Modern African music reflects the same world as the plastic arts: it has much the same story and it carries a complementary message. A generation ago, many commentators thought that Western instruments and dancehall settings condemned modern African music as derivative; in comparison to the music of indigenous historical traditions, it lacked depth, symbolic complexity, cultural inspiration. Now it is hard to find an Africanist ethnomusicologist who studies traditional music. With the same perspective as those who selected the current exhibit, scholars of African music are exploring the ways in which people use new musical forms to manipulate symbolic meanings and articulate imaginative and conscious expressions that help them interpret and act upon their own experience.
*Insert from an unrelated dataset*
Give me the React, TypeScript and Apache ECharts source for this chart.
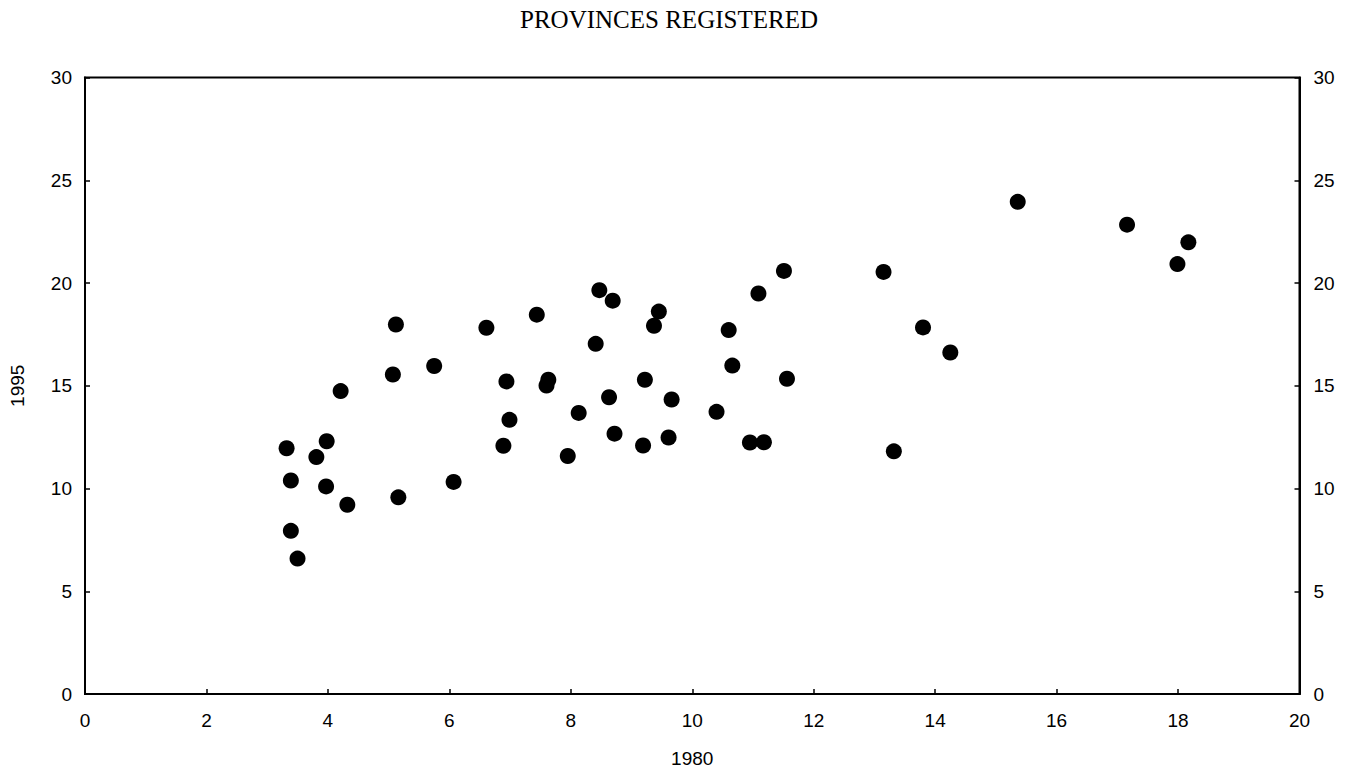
import React, { useEffect, useRef } from "react";
import * as echarts from "echarts";

const TITLE = "PROVINCES REGISTERED";
const X_NAME = "1980";
const Y_NAME = "1995";

// Values in 1980 (x) and 1995 (y)
const x1980: number[] = [
  3.32, 3.39, 3.39, 3.5, 3.81, 3.98, 3.97, 4.21, 4.32, 5.07,
  5.12, 5.16, 5.75, 6.07, 6.61, 6.89, 6.94, 6.99, 7.44, 7.63,
  7.6, 7.95, 8.13, 8.41, 8.47, 8.69, 8.63, 8.72, 9.19, 9.22,
  9.37, 9.45, 9.66, 9.61, 10.4, 10.6, 10.66, 10.95, 11.18, 11.09,
  11.51, 11.56, 13.15, 13.32, 13.8, 14.25, 15.36, 17.16, 18.17, 17.99,
];
const y1995: number[] = [
  11.96, 10.39, 7.94, 6.59, 11.53, 12.3, 10.1, 14.74, 9.21, 15.55,
  17.98, 9.57, 15.96, 10.32, 17.82, 12.08, 15.21, 13.34, 18.46, 15.29,
  15.01, 11.58, 13.68, 17.04, 19.65, 19.14, 14.44, 12.67, 12.09, 15.29,
  17.92, 18.61, 14.33, 12.48, 13.73, 17.71, 15.98, 12.24, 12.25, 19.49,
  20.59, 15.34, 20.54, 11.81, 17.84, 16.62, 23.95, 22.84, 21.98, 20.92,
];

const X_MIN = 0;
const X_MAX = 20;
const X_STEP = 2;
const Y_MIN = 0;
const Y_MAX = 30;
const Y_STEP = 5;

export default function App() {
  const ref = useRef<HTMLDivElement>(null);

  useEffect(() => {
    if (!ref.current) return;
    const chart = echarts.init(ref.current, undefined, { renderer: "svg" });
    const points = x1980.map((x, i) => [x, y1995[i]]);
    const axisFont = {
      color: "#000",
      fontSize: 19,
      fontFamily: "Liberation Sans, Arial, sans-serif",
    };
    const yAxisBase = {
      type: "value" as const,
      min: Y_MIN,
      max: Y_MAX,
      interval: Y_STEP,
      splitLine: { show: false },
      axisLine: { show: true, onZero: false, lineStyle: { color: "#000", width: 2 } },
      axisTick: { show: true, inside: true, length: 5, lineStyle: { color: "#000", width: 1.5 } },
    };
    chart.setOption({
      animation: false,
      backgroundColor: "#fff",
      title: {
        text: TITLE,
        left: 664,
        top: 2,
        textAlign: "center",
        textStyle: {
          color: "#000",
          fontSize: 25,
          fontWeight: "normal",
          fontFamily: "Liberation Serif, Times New Roman, serif",
        },
      },
      grid: {
        left: 83.5,
        right: 54.5,
        top: 77.5,
        bottom: 80,
        show: true,
        borderColor: "#000",
        borderWidth: 2,
        backgroundColor: "transparent",
      },
      xAxis: {
        type: "value",
        min: X_MIN,
        max: X_MAX,
        interval: X_STEP,
        name: X_NAME,
        nameLocation: "middle",
        nameGap: 55,
        nameTextStyle: axisFont,
        splitLine: { show: false },
        axisLine: { show: true, onZero: false, lineStyle: { color: "#000", width: 2 } },
        axisTick: { show: true, inside: true, length: 5, lineStyle: { color: "#000", width: 1.5 } },
        axisLabel: { ...axisFont, margin: 17 },
      },
      yAxis: [
        {
          ...yAxisBase,
          position: "left",
          name: Y_NAME,
          nameLocation: "middle",
          nameGap: 58,
          nameRotate: 90,
          nameTextStyle: axisFont,
          axisLabel: { ...axisFont, margin: 13 },
        },
        {
          ...yAxisBase,
          position: "right",
          axisLabel: { ...axisFont, margin: 14 },
        },
      ],
      series: [
        {
          type: "scatter",
          yAxisIndex: 0,
          data: points,
          symbol: "circle",
          symbolSize: 16,
          itemStyle: { color: "#000", opacity: 1 },
        },
      ],
    });
    return () => chart.dispose();
  }, []);

  return (
    <div
      ref={ref}
      style={{ position: "absolute", left: 0, top: 0, width: 1354, height: 774 }}
    />
  );
}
Somehow, though, when transported to the West, the music works on a different level from the plastic arts. It is either easier to understand, or maybe it evokes a different kind of understanding. Among its indigenous patrons, and seemingly for its international fans, it is a harbinger of many new mixes in a world torn loose from its moorings.
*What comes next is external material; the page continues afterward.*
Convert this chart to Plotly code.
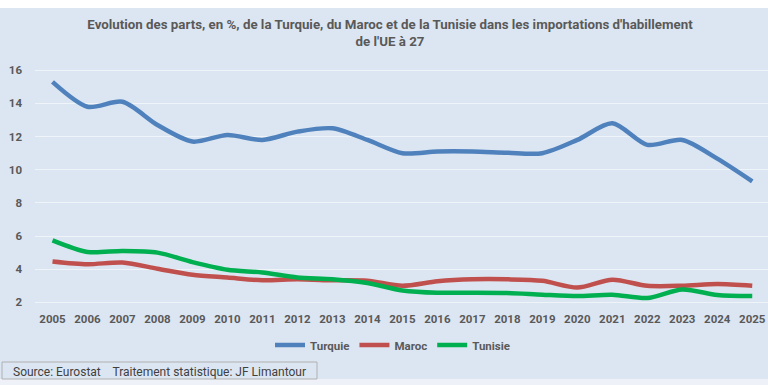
import plotly.graph_objects as go

years = list(range(2005, 2026))
turquie = [15.3, 13.8, 14.1, 12.7, 11.7, 12.1, 11.8, 12.3, 12.5, 11.8, 11.0, 11.1, 11.1, 11.03, 11.0, 11.8, 12.8, 11.5, 11.8, 10.67, 9.3]
maroc = [4.47, 4.3, 4.4, 4.03, 3.67, 3.5, 3.33, 3.39, 3.33, 3.3, 3.0, 3.27, 3.39, 3.39, 3.3, 2.89, 3.37, 3.0, 3.0, 3.1, 3.0]
tunisie = [5.74, 5.04, 5.1, 5.0, 4.43, 3.97, 3.8, 3.5, 3.4, 3.17, 2.72, 2.58, 2.58, 2.56, 2.46, 2.38, 2.46, 2.26, 2.78, 2.44, 2.38]
y_ticks = [2, 4, 6, 8, 10, 12, 14, 16]

series = [("Turquie", turquie, "#4f81bd"), ("Maroc", maroc, "#c0504d"), ("Tunisie", tunisie, "#00b050")]

FONT = "Roboto, Open Sans, sans-serif"
BG = "#dce6f2"
TXT = "#595959"

W, H = 768, 385
mt, mb, ml, mr = 67, 385 - 304, 35, 0
ph = H - mt - mb
pw = W - ml - mr

def py(page_y):
    return 1 - (page_y - mt) / ph

def px(page_x):
    return (page_x - ml) / pw

fig = go.Figure()
for name, vals, col in series:
    fig.add_trace(go.Scatter(x=years, y=vals, name=f"<b>{name}</b>", mode="lines",
                             line=dict(color=col, width=4.5, shape="spline", smoothing=0.8)))

fig.update_layout(
    width=W, height=H,
    margin=dict(l=ml, r=mr, t=mt, b=mb, autoexpand=False),
    paper_bgcolor=BG, plot_bgcolor=BG,
    font=dict(family=FONT, color=TXT),
    title=dict(text="<b>Evolution des parts, en %, de la Turquie, du Maroc et de la Tunisie dans les importations d'habillement<br>de l'UE à 27</b>",
               x=390 / W, xanchor="center", y=1 - 29 / H, yanchor="top",
               font=dict(size=13.3, color=TXT, family=FONT)),
    xaxis=dict(range=[2004.5, 2025.45], tickmode="array", tickvals=years,
               ticktext=[f"<b>{y}</b>" for y in years], showgrid=False, zeroline=False,
               showline=False, ticks="", tickfont=dict(size=11.5, color=TXT, family=FONT),
               ticklabelstandoff=6, tickangle=0, automargin=False, fixedrange=True),
    yaxis=dict(range=[1.9, 16.2], tickmode="array", tickvals=y_ticks, ticktext=[f"<b>{v}</b>" for v in y_ticks],
               showgrid=True, gridcolor="rgba(255,255,255,0.55)", gridwidth=1, zeroline=False,
               ticks="", tickfont=dict(size=11.5, color=TXT, family=FONT), ticklabelstandoff=12,
               automargin=False, fixedrange=True),
    legend=dict(orientation="h", x=px(393), xanchor="center", y=py(345), yanchor="middle",
                font=dict(size=11.5, color=TXT, family=FONT), itemwidth=30,
                bgcolor="rgba(0,0,0,0)", tracegroupgap=0),
    showlegend=True,
)

# white strip at the top, lighter strip at the bottom
fig.add_shape(type="rect", xref="paper", yref="paper", x0=px(-2), x1=px(770),
              y0=py(8), y1=py(-2), fillcolor="white", line_width=0, layer="below")
fig.add_shape(type="rect", xref="paper", yref="paper", x0=px(-2), x1=px(770),
              y0=py(390), y1=py(379), fillcolor="#eef2f8", line_width=0, layer="below")
# source box
fig.add_shape(type="rect", xref="paper", yref="paper", x0=px(2), x1=px(317),
              y0=py(379), y1=py(362), fillcolor=BG, line=dict(color="#b0b0b0", width=1))
fig.add_annotation(text="Source: Eurostat    Traitement statistique: JF Limantour", xref="paper", yref="paper",
                   x=px(11), xanchor="left", y=py(372), yanchor="middle", showarrow=False,
                   font=dict(size=12, color="#404040", family=FONT))

fig.write_html("out.html", config={"displayModeBar": False},
               post_script="document.body.style.margin='0';document.body.style.overflow='hidden';")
Within a generation, and within the imagery of artistic criticism as well, African art has been transformed from an icon of realities that have passed to an icon of realities that are coming. Even sleepy places like Pittsburgh are waking up to the pertinence of African prescience of the postmodern world. African bands have been touring the United States for years, and some of them are now stopping in Pittsburgh. WYEP, a local community radio station, used to play two hours of African music every weeknight around dinner time, though now the show airs only on Sundays. Dinner time is the perfect time. After a surprisingly brief habituation, nothing about the music seems strange. Miraculously, the table gets set and the dishes get washed, and best of all, table conversation perks up. That is the gauge. The art is not supposed to be strange; it is supposed to improve the situation. This point about the spirit of African art was expressed well by a Nigerian contestant in a magazine poll, who responded to the question, “Who is your favorite musician and why?” His subtle answer was that so-and-so's “understanding of the modern social problems incorporated in his music beautifies them.” What a concept.
Notes:
1. This essay was written for the magazine of The Carnegie Museum of Art in Pittsburgh to accompany the exhibition “Africa Explores” from November 1992 to January 1993. The exhibition was coordinated by Susan Vogel. After opening in New York in 1991, the exhibition was shown in Pittsburgh, Dallas, St. Louis, Washington, Charlotte NC, Berkeley CA, Miami, Aachen, Barcelona, Lyon, and Liverpool.
2. The exhibition was accompanied by the book, Africa Explores: 20th Century African Art, edited by Susan Vogel (New York: Center for African Art; Munich: Prestel-Verlag, 1991).